I sat at a bar I had never been to the other day. It was a cheesy, nothing special kind of place with tan, wooden booths and only beer and wine, no liquor. I was having a pint of the good stuff while waiting for the air conditioning in my car to be serviced at a garage around the corner. It’s Florida and summertime is looming. Trust me when I tell you that turning on an a/c unit that blows nothing but hot air is no way to spend an afternoon.
As I sat rewriting my thoughts on the NBA playoffs, I glanced up at the TV screen to find a soccer match. Like most Americans, I only watch soccer every four years. It’s my birthright to do just that; as U.S. citizens, we are exempt from watching sports we don’t play.

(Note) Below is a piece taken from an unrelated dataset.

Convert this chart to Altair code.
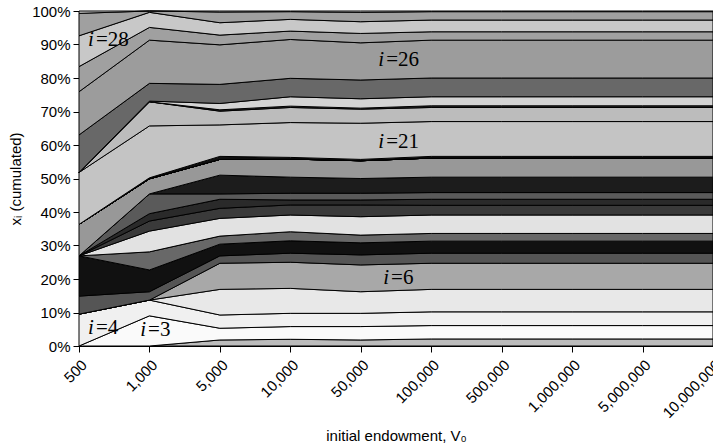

After a minute or two of watching said soccer match (they call them matches, right?), a player hit the ground after a collision with another, clearly feigning injury. ‘Round these parts, we call that flopping. Flopping also exists in the NBA, possibly but not entirely due to the influence of European players. The Association has done its best to prevent rampant flopping, going so far as to fine and even suspend players for crying foul when no foul exists.
But in soccer, flopping is as pervasive as ever. Just experience a soft whack to the face? Hit the ground in life-shattering agony. Did an opponent’s knee graze your groin? Better call an ambulance. Head butt to head butt? I hope your life insurance is up to date.
That got me thinking (Check out the big brain on Brad!), what if we could get what we want by flopping in other walks of life?
Let’s say for example, I’m strolling around the mall and a guy looks at me funny or comments on the fact that my shirt doesn’t match my pants. And I just hit the floor.
Or maybe my boss tells me to do something that I disagree with and I suddenly grab my forehead, writhing around, moaning in faux pain.
The flop is a surefire cry for attention and maybe even sympathy. Far too often it sways a ref’s call so what if we all used it to our gain?
What if I’m out to dinner and the waiter or waitress brings me the wrong dish? I fall over in my chair. A free meal would most certainly be in order. If soccer players can draw a yellow card in such fashion, certainly a manager can pick up my tab.
Want to meet an attractive girl who’s walking on the opposite side of the street? Stop, drop and roll. Be aggressive with your flailing too. She’s bound to come running and that has to be way cheaper than owning a puppy to meet girls. Plus you’re cleaning up a lot less poop.
Maybe these soccer stars are onto something by adhering every so strictly to their floppy wheel gets the grease mantra.
So in the future, if you walk into a local restaurant and find someone rolling around on the floor in pretend agony, don’t be alarmed. He’s just been reading my website.